Washington, D.C. — Exploration and field development in the largest continuous oil play in the lower 48 states, located in North Dakota and eastern Montana, will be guided by new geo-models developed with funding from the Department of Energy’s (DOE) Office of Fossil Energy (FE).
The three-year project to develop exploration and reservoir models for the Bakken Shale resource play was conducted by the Colorado School of Mines (CSM), through research funded by FE’s Oil and Natural Gas Program.
A "play" is a shale formation containing significant accumulations of natural gas or oil. The U.S. Geological Survey estimates the Bakken Shale play contains 3.65 billion barrels of oil and 1.85 trillion cubic feet of natural gas that can be recovered using current technologies. The development of new fields, combined with advances in horizontal drilling and other production technologies, continues to increase these estimates.

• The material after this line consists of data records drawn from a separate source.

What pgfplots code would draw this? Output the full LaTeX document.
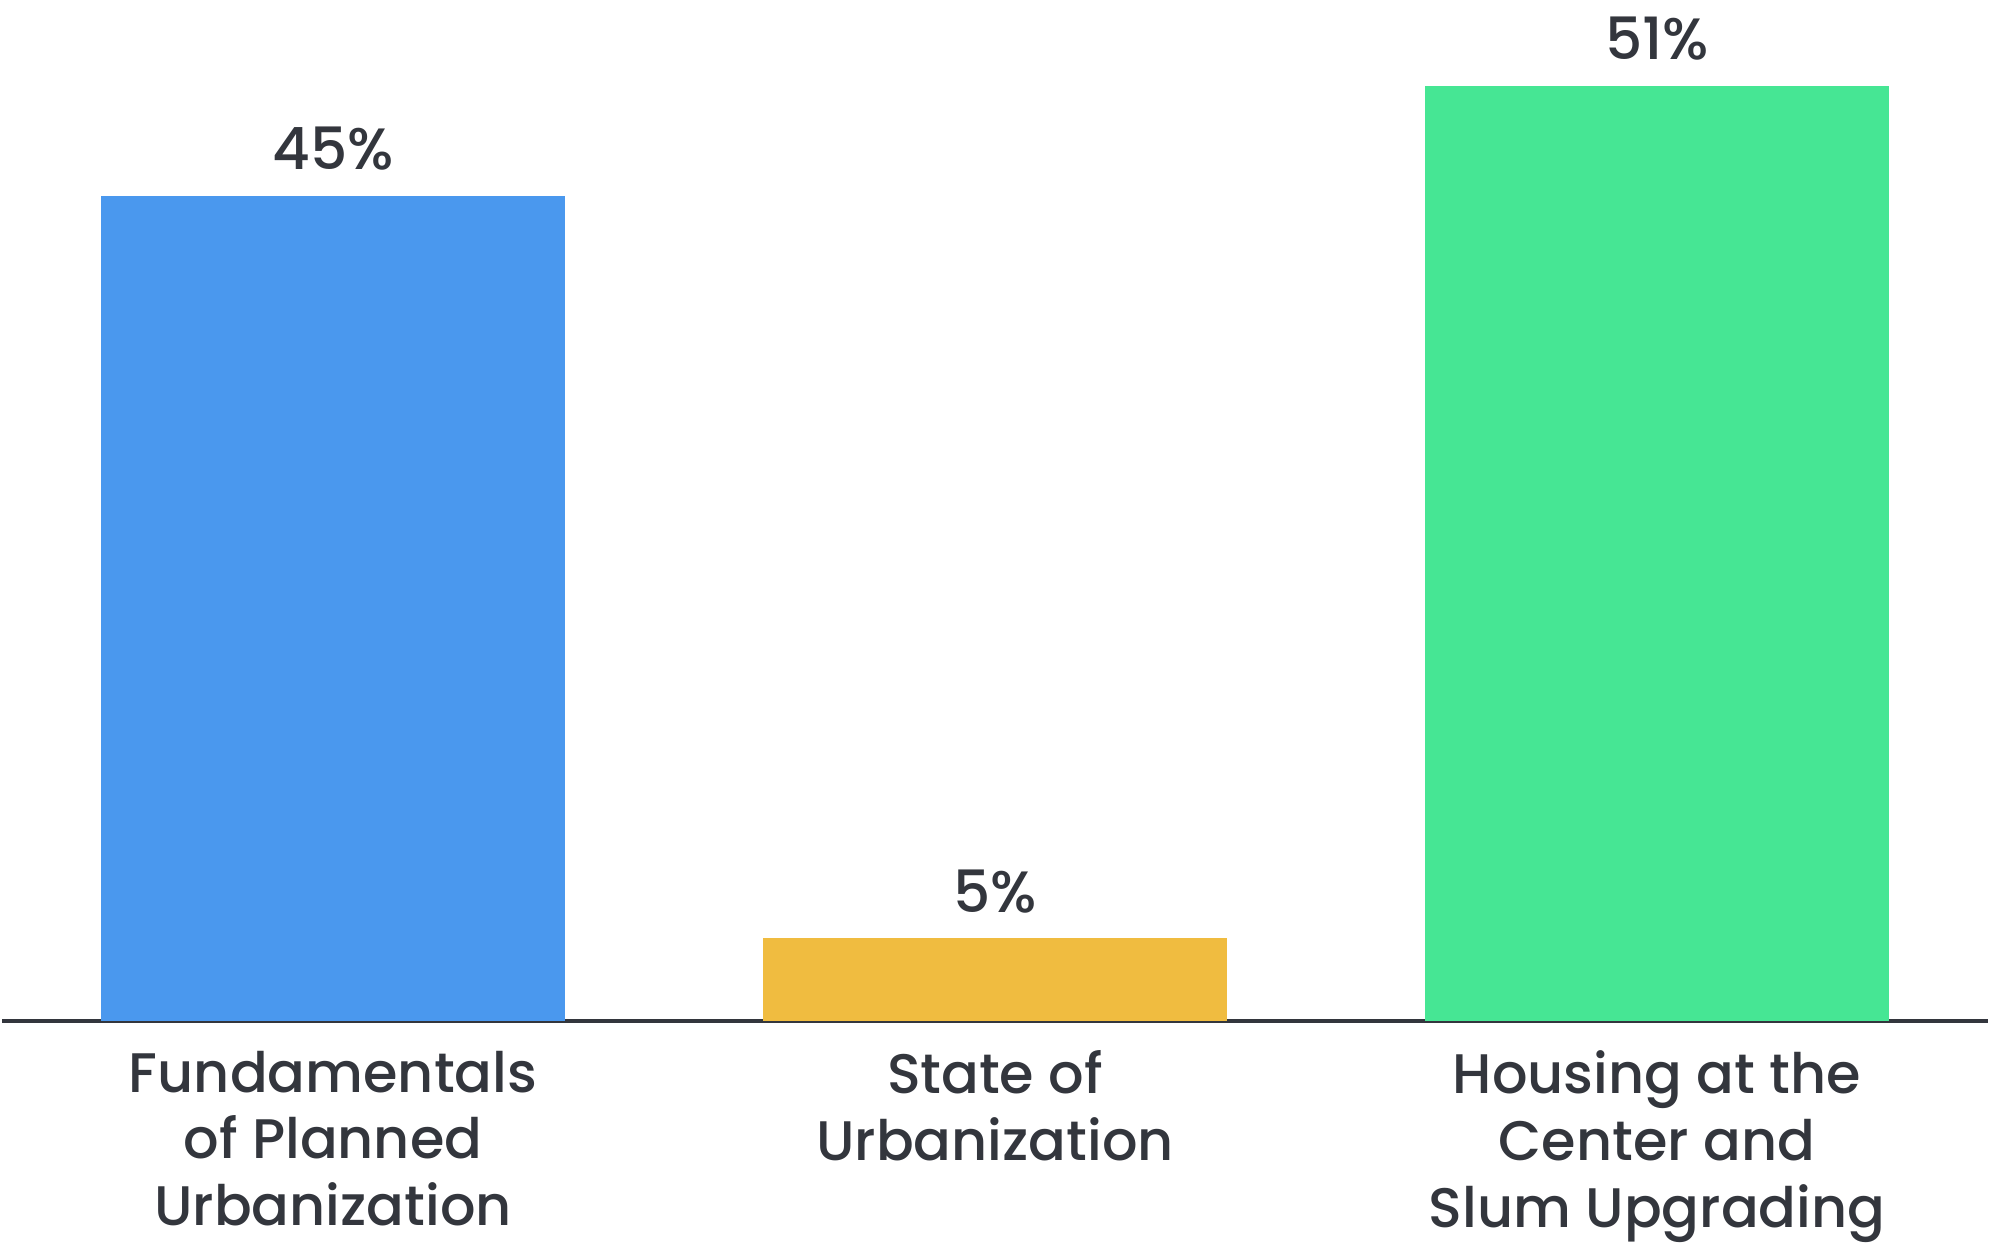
\documentclass[border=0pt]{standalone}
\usepackage{pgfplots}
\pgfplotsset{compat=1.18}
\usepackage{fontspec}
\setmainfont{Poppins}[UprightFont={* Medium}]
\definecolor{barblue}{HTML}{4A98EE}
\definecolor{baryellow}{HTML}{F0BC40}
\definecolor{bargreen}{HTML}{46E694}
\definecolor{txt}{HTML}{33363D}
\begin{document}
\begin{tikzpicture}
\begin{axis}[
  scale only axis,
  width=392pt, height=201.25pt,
  ybar, bar width=0.7, bar shift=0pt,
  xmin=-0.5, xmax=2.5,
  ymin=0, ymax=55.6,
  axis x line*=bottom,
  hide y axis,
  x axis line style={line width=0.8pt, color=txt, -},
  xtick={0,1,2},
  xticklabels={Fundamentals\\of Planned\\Urbanization,
               State of\\Urbanization,
               Housing at the\\Center and\\Slum Upgrading},
  major tick length=0pt,
  xticklabel style={align=center, font=\fontsize{11}{13.2}\selectfont, text=txt,
    inner sep=0pt, yshift=-5.7pt},
  point meta=explicit symbolic,
  nodes near coords,
  nodes near coords style={font=\fontsize{11.5}{13.2}\selectfont, text=txt, anchor=south, yshift=1.5pt},
  clip=false,
]
\addplot[fill=barblue, draw=none] coordinates {(0,45) [45\%]};
\addplot[fill=baryellow, draw=none] coordinates {(1,4.5) [5\%]};
\addplot[fill=bargreen, draw=none] coordinates {(2,51) [51\%]};
\end{axis}
\end{tikzpicture}
\end{document}
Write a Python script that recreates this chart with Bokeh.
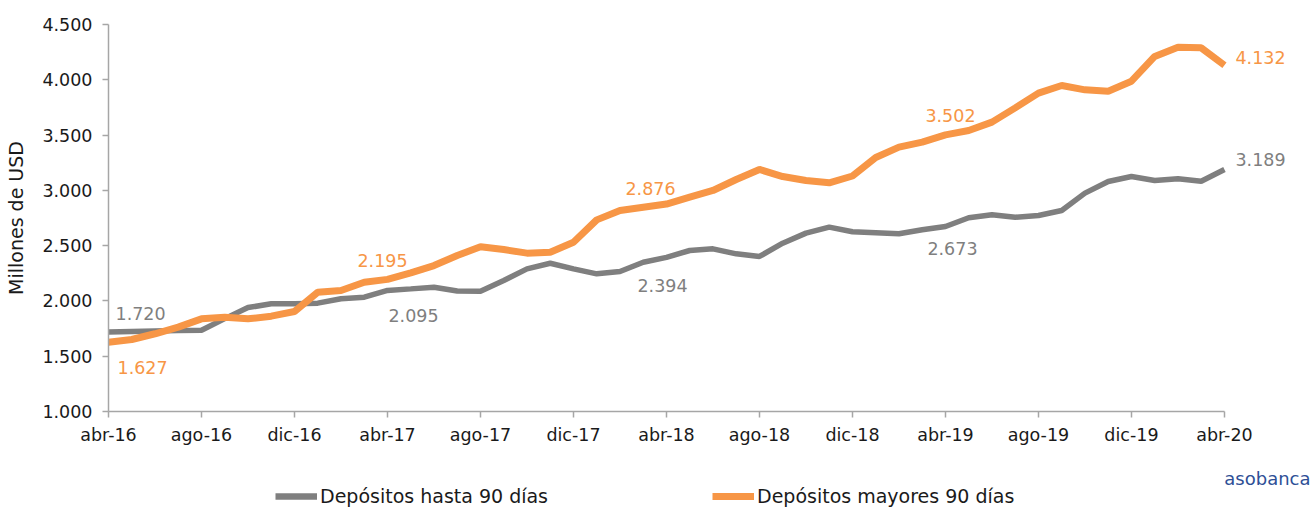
from bokeh.plotting import figure
from bokeh.layouts import column
from bokeh.models import FixedTicker, Legend, LegendItem, Label, ColumnDataSource
from bokeh.core.properties import value
from bokeh.embed import file_html
from bokeh.resources import INLINE

months = list(range(49))
tick_labels = ["abr-16", "ago-16", "dic-16", "abr-17", "ago-17", "dic-17", "abr-18",
               "ago-18", "dic-18", "abr-19", "ago-19", "dic-19", "abr-20"]

hasta_90 = [1720, 1724, 1728, 1732, 1735, 1840, 1940, 1974, 1975, 1980, 2019, 2034,
            2095, 2109, 2124, 2090, 2088, 2185, 2290, 2341, 2290, 2245, 2266, 2350,
            2394, 2456, 2471, 2426, 2402, 2522, 2613, 2667, 2625, 2616, 2607, 2643,
            2673, 2752, 2779, 2757, 2773, 2818, 2975, 3080, 3125, 3089, 3104, 3083,
            3189]
mayores_90 = [1627, 1651, 1703, 1763, 1838, 1853, 1838, 1862, 1904, 2079, 2094, 2169,
              2195, 2254, 2320, 2411, 2490, 2465, 2432, 2441, 2531, 2733, 2818, 2848,
              2876, 2938, 2999, 3098, 3189, 3125, 3089, 3068, 3130, 3297, 3391, 3436,
              3502, 3541, 3617, 3746, 3879, 3948, 3909, 3897, 3987, 4211, 4295, 4289,
              4132]

GRAY = "#7f7f7f"
ORANGE = "#f79646"
TXT = "#1a1a1a"
FONT = "DejaVu Sans"
FS = "17.5px"

p = figure(width=1313, height=464, output_backend="svg", toolbar_location=None,
           x_range=(0, 51.83), y_range=(1000, 4500),
           min_border_left=108, min_border_right=0, min_border_top=24,
           min_border_bottom=53)
p.outline_line_color = None
p.background_fill_color = "white"
p.border_fill_color = "white"
p.xgrid.visible = False
p.ygrid.visible = False

r1 = p.line(months, hasta_90, line_color=GRAY, line_width=5.5)
r2 = p.line(months, mayores_90, line_color=ORANGE, line_width=7)

# axes
p.yaxis.ticker = FixedTicker(ticks=list(range(1000, 4501, 500)))
p.yaxis.major_label_overrides = {v: f"{v:,}".replace(",", ".") for v in range(1000, 4501, 500)}
p.xaxis.ticker = FixedTicker(ticks=list(range(0, 49, 4)))
p.xaxis.major_label_overrides = {i * 4: lab for i, lab in enumerate(tick_labels)}
p.xaxis.bounds = (0, 48)
for ax in (p.xaxis, p.yaxis):
    ax.axis_line_color = "#a6a6a6"
    ax.axis_line_width = 1.5
    ax.major_tick_line_color = "#a6a6a6"
    ax.major_tick_line_width = 1.5
    ax.major_tick_out = 6
    ax.major_tick_in = 0
    ax.minor_tick_line_color = None
    ax.major_label_text_font = FONT
    ax.major_label_text_font_size = FS
    ax.major_label_text_color = TXT
p.yaxis.major_label_standoff = 10
p.xaxis.major_label_standoff = 7
p.yaxis.axis_label = "Millones de USD"
p.yaxis.axis_label_text_font = FONT
p.yaxis.axis_label_text_font_size = "19px"
p.yaxis.axis_label_text_font_style = "normal"
p.yaxis.axis_label_text_color = TXT
p.yaxis.axis_label_standoff = 12

# data labels
lab_idx = [0, 12, 24, 36, 48]
g_xoff = [7, 26, -4, 7, 11]
g_yoff = [-18, 25, 28, 22, -10]
g_align = ["left", "center", "center", "center", "left"]
o_xoff = [9, -5, -16, 5, 11]
o_yoff = [25, -19, -16, -19, -8]
o_align = ["left", "center", "center", "center", "left"]


def fmt(v):
    return f"{v:,}".replace(",", ".")


src_g = ColumnDataSource(dict(x=[months[i] for i in lab_idx], y=[hasta_90[i] for i in lab_idx],
                              t=[fmt(hasta_90[i]) for i in lab_idx], xo=g_xoff, yo=g_yoff, al=g_align))
src_o = ColumnDataSource(dict(x=[months[i] for i in lab_idx], y=[mayores_90[i] for i in lab_idx],
                              t=[fmt(mayores_90[i]) for i in lab_idx], xo=o_xoff, yo=o_yoff, al=o_align))
p.text(x="x", y="y", text="t", x_offset="xo", y_offset="yo", text_align="al", source=src_g,
       text_baseline="middle", text_color=GRAY, text_font=value(FONT), text_font_size=FS)
p.text(x="x", y="y", text="t", x_offset="xo", y_offset="yo", text_align="al", source=src_o,
       text_baseline="middle", text_color=ORANGE, text_font=value(FONT), text_font_size=FS)

# legend strip with logo (its frame is aligned with the chart frame, left = 108px)
p2 = figure(width=1313, height=43, output_backend="svg", toolbar_location=None,
            x_range=(0, 1), y_range=(0, 1), x_axis_type=None, y_axis_type=None,
            min_border=0)
p2.outline_line_color = None
p2.xgrid.visible = False
p2.ygrid.visible = False
# same series, out of this strip's ranges: only their legend glyphs show
l1 = p2.line(months, hasta_90, line_color=GRAY, line_width=6.5)
l2 = p2.line(months, mayores_90, line_color=ORANGE, line_width=7)
for r, name, lx in ((l1, "Depósitos hasta 90 días", 167), (l2, "Depósitos mayores 90 días", 604)):
    lg = Legend(items=[LegendItem(label=name, renderers=[r])], location=(lx, 0),
                orientation="horizontal", padding=0, margin=0, border_line_color=None,
                background_fill_alpha=0, glyph_width=42, glyph_height=12, label_standoff=3,
                label_text_font=FONT, label_text_font_size="19px", label_text_color=TXT)
    p2.add_layout(lg, "center")

logo = Label(x=1202, y=29, x_units="screen", y_units="screen", text="asobanca",
             text_font=FONT, text_font_size="18px", text_color="#2e4f96",
             text_baseline="middle", text_align="right")
p2.add_layout(logo)

layout = column(p, p2, spacing=0)
open("out.html", "w").write(file_html(layout, INLINE))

Hydrocarbon traps in the Bakken petroleum system appear to be controlled by pinch-outs, where the formation tapers out against a nonporous sealing rock, and high areas in the geologic structure, where hydrocarbons tend to accumulate. Natural fractures and fracture concentrations are key elements for establishing Bakken Shale production "sweet spots," locations with the best production potential.
CSM determined that previously undetected oil accumulation areas could be outlined by mapping the distribution of shale within the reservoir, the impermeable rocksthat form the reservoir’s top and base seals, pinch-out zones, and fracture distribution in areas of subtle structure. With this in mind, CSM integrated information about rock physics, the formation’s rock strata, and seismic, fracture and thermal maturity data—all compiled during the course of the project—into a series of reports that can be used as an exploration model to predict high-potential fairways and traps for the Bakken hydrocarbon system.
CSM also developed a second model, a 3-D reservoir geo-model, that includes detailed subsurface mapping of depositional and fracture trends along with core-calibrated porosity from well logs. The reservoir model was built using data from the Elm Coulee Field, where there is an extensive geological and production database to validate the model. Located in Richland County, Mont., the western portion of the Williston Basin, the Elm Coulee is the largest producing oilfield in the basin. More than 350 horizontal wells have been drilled in the Elm Coulee Field since the initial horizontal well was drilled in 2000. Several major and independent operators work the field.
In Elm Coulee wells, primary oil recovery, in which natural mechanisms drive oil from the reservoir, is only 5–10 percent of the estimated oil-in-place because of the shale reservoir’s low porosity and low permeability. This poor primary recovery makes Elm Coulee an excellent candidate for secondary oil recovery, in which pressure is applied to force the oil from the reservoir. The poor quality of the reservoir essentially eliminates water injection as a secondary recovery method, but CO2 flooding could be a preferred enhanced recovery method.
A consortium of 29 companies consisting mainly of independents, and initiated in conjunction with this DOE project, has been using the results of the study to further develop the Bakken. Information in the reports can be used to identify high potential yield areas by mapping critical elements such as fracture distribution, hydrocarbon maturity, and reservoir quality that were obtained during field studies and subregional mapping.